One coach led his team to the Super Bowl after the 2016 season. Another got his team to the playoffs four of the last five years. Another was an assistant to Bill Belichick in a Super Bowl run before taking over as the top guy in 2018.
Today, they are all gone, fired before the regular season concluded. Dan Quinn is out in Atlanta, Bill O’Brien got the gate in Houston and Matt Patricia received his pink slip over the weekend in Detroit.
Adam Gase? He’s 0-11. Despite producing one embarrassing performance after another, he’s still the Jets’ coach.

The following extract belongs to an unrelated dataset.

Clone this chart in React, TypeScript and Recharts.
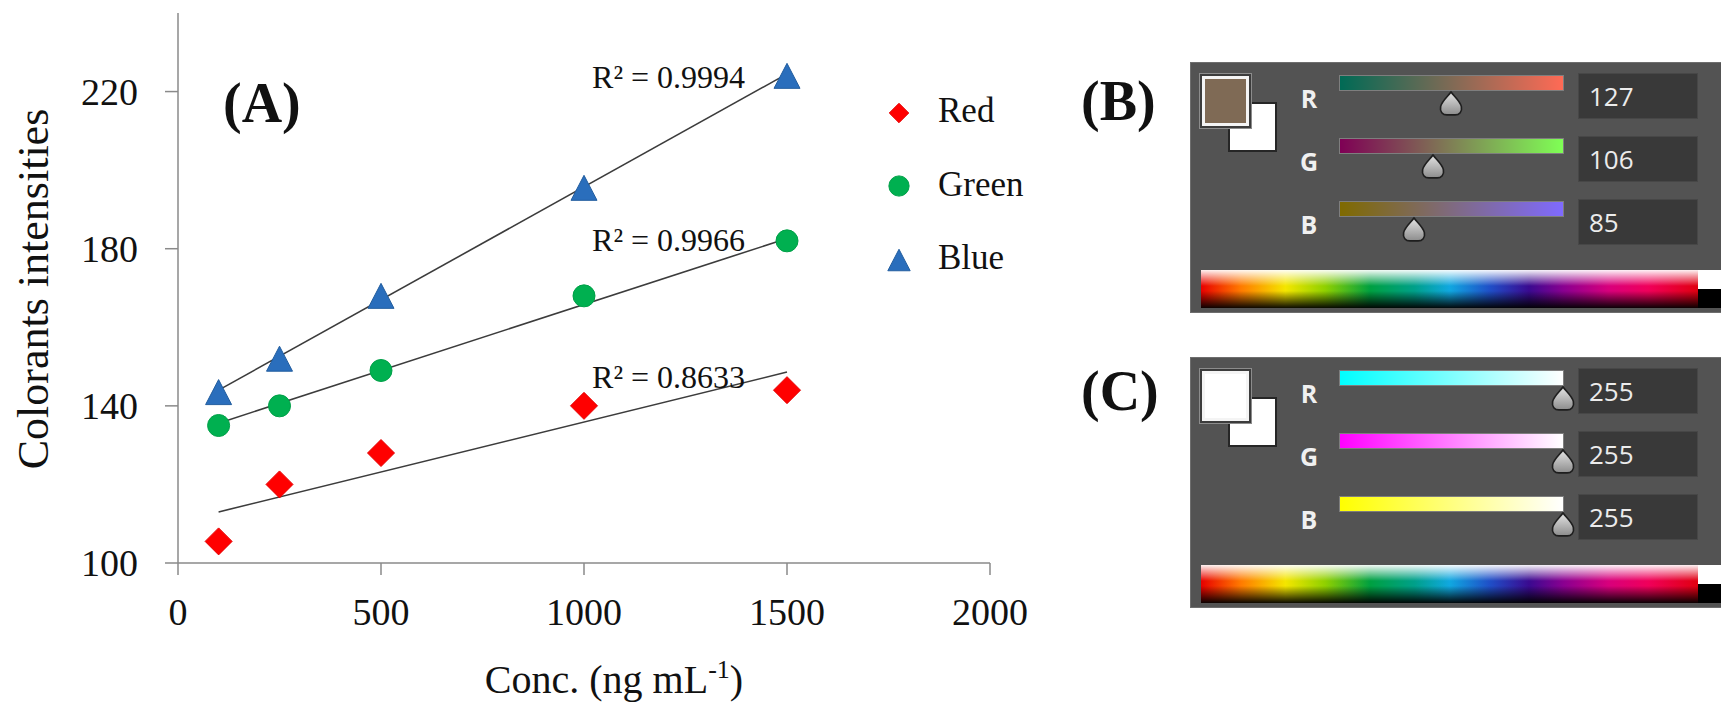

Gase’s latest calamity: a 20-3 home loss to the Dolphins team that fired him less than two years ago, the second straight game against Miami in which the supposed offensive guru didn’t orchestrate a single touchdown drive.
Gase was back on the job Monday, trying to explain the unexplainable when asked if he — and not offensive coordinator Dowell Loggains — indeed was calling the plays, given that it looked obvious that Gase was the one telling Sam Darnold what to run. (He grudgingly conceded it’s now a collaborative effort.)
He tried to dance around the question of whether he had a verbal altercation with veteran guard Alex Lewis, who was a healthy scratch on Sunday. (He grudgingly conceded that words were exchanged but declined to call it an altercation.)
And he reiterated his support for Darnold. ("Sam’s the starter and we need Sam to play as many snaps as possible.")
And on we go . . .
There will be five more weeks of this mess — or perhaps less, if team owner Christopher Johnson decides to end the misery sooner — before Jets fans can devote all of their attention to what comes next. There will be a new coach. There will be a new quarterback. And if general manager Joe Douglas can continue to pick the right players, maybe there will be a chance.
But with this franchise, there are no guarantees. The Jets have perfected the art of failure to a degree not seen by most sports fans — although Lions fans have suffered their fair share of disappointment, up to and including the abysmal tenure of Patricia, who was whacked after going 13-29-1.
Since Weeb Ewbank and Joe Namath won the first and only Super Bowl championship in franchise history, it has been mostly heartache for Jets fans. And that was 52 seasons ago.
Charley Winner. Lou Holtz. Joe Walton. Bruce Coslet. Pete Carroll’s one-and-done before he turned into a Hall of Famer in Seattle. Rich Kotite. Eric Mangini. Todd Bowles.
And now Gase, who is 7-20 with the Jets, with all of his victories coming last season, most of them in the second half as the schedule softened up.
Gase may be about to take Kotite off the hook as the worst ever, and 0-16 certainly would trump Kotite’s 1-15 debacle of 1996. The Jets would become just the third team in NFL history to lose all 16 games, joining the 2008 Lions and 2017 Browns in that ignominious feat.
At this point, it would be best for the Jets to do just that to put themselves in position to take their quarterback of choice next year — most likely Trevor Lawrence of Clemson. And keeping Gase — as opposed to firing him and risking a spark from an interim coach who might coax a win or two in the remaining five weeks — might be the safer choice for future considerations.
Who cares about a meaningless win over the Raiders, Seahawks, Rams, Browns or Patriots when the ultimate prize will be awarded next April? Five more weeks of humiliation is a small price to pay.
But at least there is one silver lining to the Gase tenure, one that actually can benefit the team greatly moving forward. It was Gase who lobbied Johnson to bring in Douglas to replace Mike Maccagnan, who left the cupboard bare upon leaving the organization in May 2019.
Douglas already has shown encouraging signs of being competent at his job by securing two first-round picks for disgruntled safety Jamal Adams, drafting left tackle Mekhi Becton (who looks as if he will be a star) and taking promising wide receiver Denzel Mims in the second round and safety Ashtyn Davis in the third.
Douglas also wisely resisted the suggestion that he trade second-year defensive tackle Quinnen Williams, who has blossomed into a stud defender.
If Douglas truly is the kind of roster-builder who can turn around a team the way George Young did with the Giants in the 1980s, Ron Wolf did with the Packers in the 1990s and Kevin Colbert did with the Steelers in the 2000s and continues to do today, the Jets can emerge from their Gase-induced funk with a bright future.
And it will be worth the despair from this latest nightmare.